Consider that Warren Buffett's Berkshire Hathaway (BRK.A, BRK.B) now collects a near 50% annual dividend yield from its investment in Coca-Cola (KO). When Buffett bought into Coke back in 1988, the shares were paying around $0.08 cents a share in dividends, yielding around 4%. Keep in mind that in 1988, 4% was not that enticing, as bonds and Treasury bills were paying double that. But over the past 25 years or so, Coke has increased its dividend payout by well over 1,000%.

So the magic of dividends to those doubters is not only the payout, but, more importantly, the growth of that payout. Thanks to Coke's juicy dividend growth, Berkshire rakes in a 50% yield on its original investment. And we think Buffett is crazy when he says he would hold Coke shares "forever."

Coke is perhaps the greatest consumer products company of all time, but others today give investors the opportunity to capture solid stable dividends along with a high degree of increased payouts. Thanks to the financial crisis, U.S. corporations are sitting a record amount of cash -- an amount in excess of $1.5 trillion. Capitalism is such that,  over time, some of that cash will find its way back to its rightful owners, the shareholders.

Procter & Gamble (PG) is an excellent candidate. Although the stock is trading at a 52-week high of $82, large shareholders, such as Bill Ackman, see more long-term upside. The current yield is 3% or $2.41 per share. Ten years ago, the dividend was $0.82 a share. Clorox (CLX) is another great name that yields 3.3% or $2.84 per share. Ten years ago, the payout was $0.88 cents a share.

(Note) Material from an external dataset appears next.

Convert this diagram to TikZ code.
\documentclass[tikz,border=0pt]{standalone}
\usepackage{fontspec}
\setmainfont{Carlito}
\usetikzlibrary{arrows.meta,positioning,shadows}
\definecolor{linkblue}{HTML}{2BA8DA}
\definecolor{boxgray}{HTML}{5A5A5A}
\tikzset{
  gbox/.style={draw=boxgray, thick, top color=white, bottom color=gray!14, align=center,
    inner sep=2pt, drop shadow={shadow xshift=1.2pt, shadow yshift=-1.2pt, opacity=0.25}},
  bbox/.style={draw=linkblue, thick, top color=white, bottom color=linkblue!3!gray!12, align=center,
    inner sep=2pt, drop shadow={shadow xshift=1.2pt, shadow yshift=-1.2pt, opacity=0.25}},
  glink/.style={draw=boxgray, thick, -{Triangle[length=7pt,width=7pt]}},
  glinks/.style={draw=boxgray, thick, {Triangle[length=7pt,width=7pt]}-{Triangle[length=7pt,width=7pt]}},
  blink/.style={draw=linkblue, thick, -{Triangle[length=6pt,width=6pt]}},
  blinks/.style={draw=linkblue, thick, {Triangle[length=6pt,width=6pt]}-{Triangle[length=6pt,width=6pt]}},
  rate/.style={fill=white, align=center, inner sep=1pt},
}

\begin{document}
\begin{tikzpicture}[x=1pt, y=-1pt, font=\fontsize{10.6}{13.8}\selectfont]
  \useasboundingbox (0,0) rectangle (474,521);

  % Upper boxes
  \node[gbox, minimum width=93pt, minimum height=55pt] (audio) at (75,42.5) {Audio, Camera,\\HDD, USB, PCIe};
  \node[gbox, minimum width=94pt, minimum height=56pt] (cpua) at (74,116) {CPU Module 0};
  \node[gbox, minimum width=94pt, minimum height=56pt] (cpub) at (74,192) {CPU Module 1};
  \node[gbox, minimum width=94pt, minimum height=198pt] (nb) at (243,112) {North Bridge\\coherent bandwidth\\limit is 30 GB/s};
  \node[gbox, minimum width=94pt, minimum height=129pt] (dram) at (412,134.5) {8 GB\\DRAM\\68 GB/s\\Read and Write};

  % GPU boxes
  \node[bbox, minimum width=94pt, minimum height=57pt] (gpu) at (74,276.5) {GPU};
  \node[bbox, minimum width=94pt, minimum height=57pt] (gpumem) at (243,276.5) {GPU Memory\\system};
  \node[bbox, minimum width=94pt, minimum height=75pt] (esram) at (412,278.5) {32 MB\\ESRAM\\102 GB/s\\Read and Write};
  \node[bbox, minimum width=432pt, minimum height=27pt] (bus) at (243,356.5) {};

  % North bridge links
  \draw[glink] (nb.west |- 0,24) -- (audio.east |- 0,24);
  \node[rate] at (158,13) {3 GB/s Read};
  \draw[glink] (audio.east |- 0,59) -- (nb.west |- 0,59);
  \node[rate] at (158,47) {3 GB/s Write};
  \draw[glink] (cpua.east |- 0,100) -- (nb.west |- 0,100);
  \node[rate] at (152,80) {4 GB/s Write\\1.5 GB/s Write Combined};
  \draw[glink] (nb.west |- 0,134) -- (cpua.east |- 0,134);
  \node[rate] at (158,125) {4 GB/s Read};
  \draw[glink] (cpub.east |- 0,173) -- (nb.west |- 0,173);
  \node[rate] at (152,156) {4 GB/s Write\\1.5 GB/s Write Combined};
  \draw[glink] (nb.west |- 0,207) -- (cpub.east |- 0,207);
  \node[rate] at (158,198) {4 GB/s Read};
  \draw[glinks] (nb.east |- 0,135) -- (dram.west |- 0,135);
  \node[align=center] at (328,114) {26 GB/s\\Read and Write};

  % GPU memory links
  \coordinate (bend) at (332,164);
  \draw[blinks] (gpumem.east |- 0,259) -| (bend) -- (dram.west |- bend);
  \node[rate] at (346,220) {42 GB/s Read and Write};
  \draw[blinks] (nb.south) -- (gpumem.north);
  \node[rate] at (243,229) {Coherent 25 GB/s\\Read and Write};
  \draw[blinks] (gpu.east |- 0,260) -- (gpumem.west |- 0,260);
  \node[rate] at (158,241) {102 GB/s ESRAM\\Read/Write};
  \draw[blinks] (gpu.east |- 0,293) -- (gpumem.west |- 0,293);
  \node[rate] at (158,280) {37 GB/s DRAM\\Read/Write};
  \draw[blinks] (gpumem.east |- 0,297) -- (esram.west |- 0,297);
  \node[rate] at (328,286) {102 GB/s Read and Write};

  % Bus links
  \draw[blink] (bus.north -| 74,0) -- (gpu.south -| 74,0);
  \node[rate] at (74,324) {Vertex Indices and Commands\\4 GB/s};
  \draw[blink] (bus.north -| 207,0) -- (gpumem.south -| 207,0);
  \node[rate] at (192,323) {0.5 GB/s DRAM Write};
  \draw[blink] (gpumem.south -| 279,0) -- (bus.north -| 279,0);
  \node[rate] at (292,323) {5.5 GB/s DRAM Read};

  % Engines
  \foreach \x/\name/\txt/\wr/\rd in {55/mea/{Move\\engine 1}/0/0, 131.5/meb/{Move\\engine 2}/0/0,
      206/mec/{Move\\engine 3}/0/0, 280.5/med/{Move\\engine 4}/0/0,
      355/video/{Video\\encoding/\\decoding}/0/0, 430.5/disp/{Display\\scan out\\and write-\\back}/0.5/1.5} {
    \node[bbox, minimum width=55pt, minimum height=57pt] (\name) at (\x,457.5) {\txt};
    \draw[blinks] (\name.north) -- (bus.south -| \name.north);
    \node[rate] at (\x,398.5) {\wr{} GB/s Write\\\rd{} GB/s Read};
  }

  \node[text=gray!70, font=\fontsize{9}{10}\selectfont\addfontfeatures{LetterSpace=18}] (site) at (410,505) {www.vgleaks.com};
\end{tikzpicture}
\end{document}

The quality of these giant consumer brand names company is not going unnoticed today. Most of them currently trade on the high end of their historical price-to-earnings ratios (P/E). And, of course, price matters. The perfect time to buy these names was during the panic months of 2008 and 2009, but you don't need perfect prices to do well. Another market pullback could create better entry points.

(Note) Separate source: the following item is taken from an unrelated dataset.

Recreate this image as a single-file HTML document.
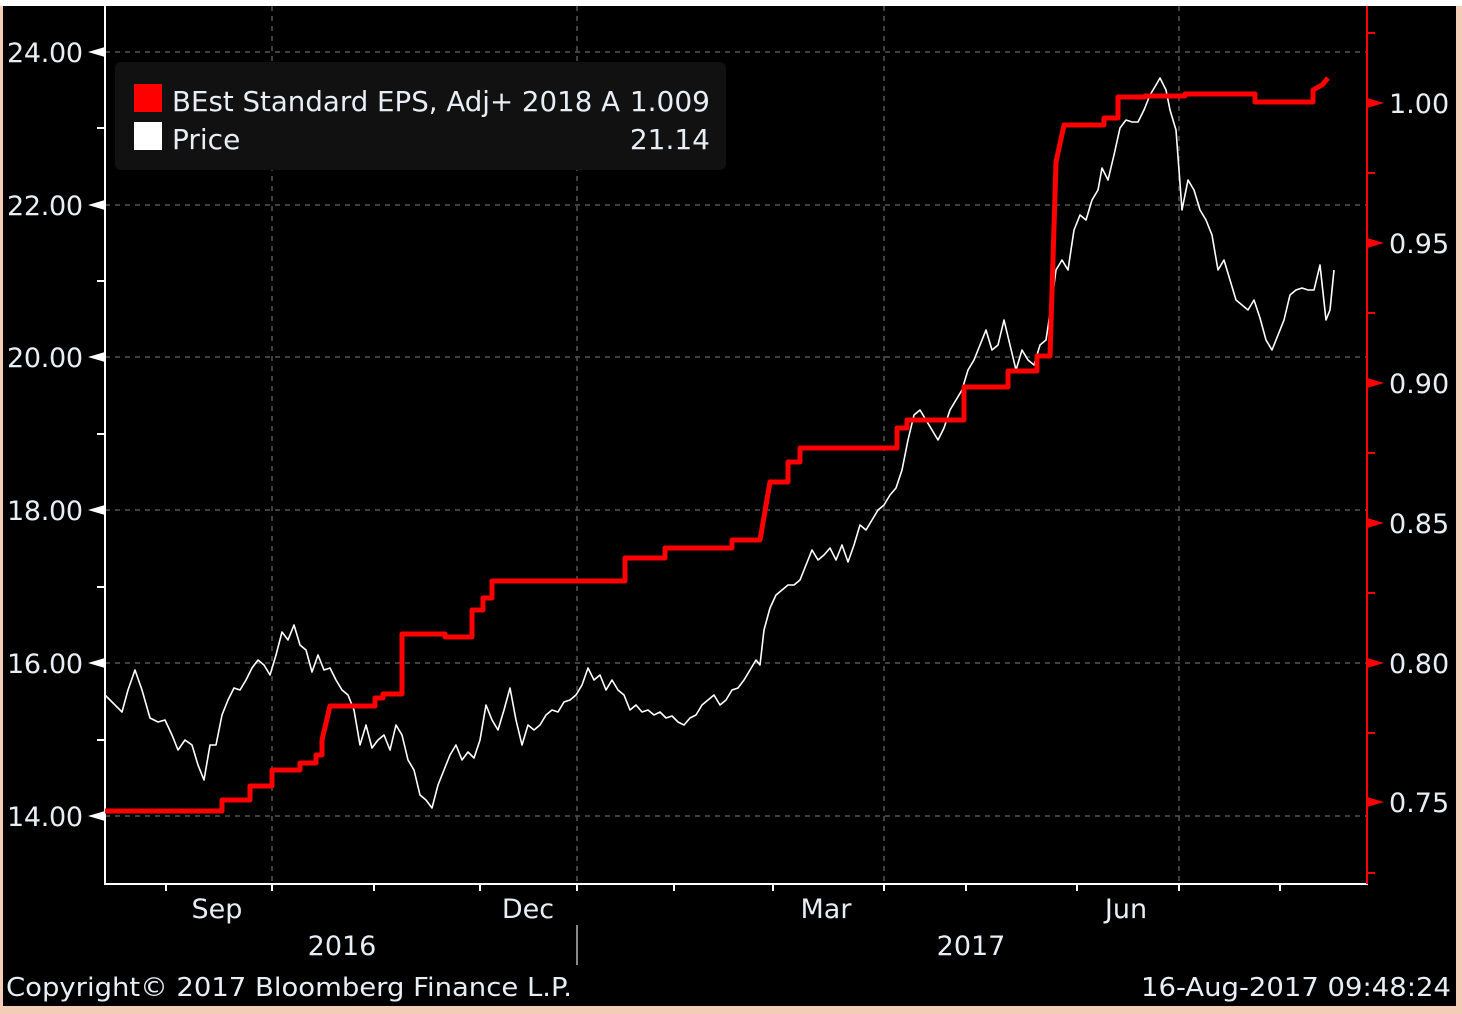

Then you have the tech giants, many of whom are making that slow and painful transition from above average growth to annuity-like cash flow generation. Microsoft (MSFT) kicked off the dividend policy here several years ago. With billions and billions in cash coming in each year and no hope of investing it all attractively, that cash is going back to shareholders. Staring with an $0.08 yield in 2003, shareholders now get $0.92 a year. And, of course, there is Apple (AAPL), which clearly recognizes that it has more cash than most countries could even spend intelligently, so it's sending more and more back to shareholders via dividends and buybacks.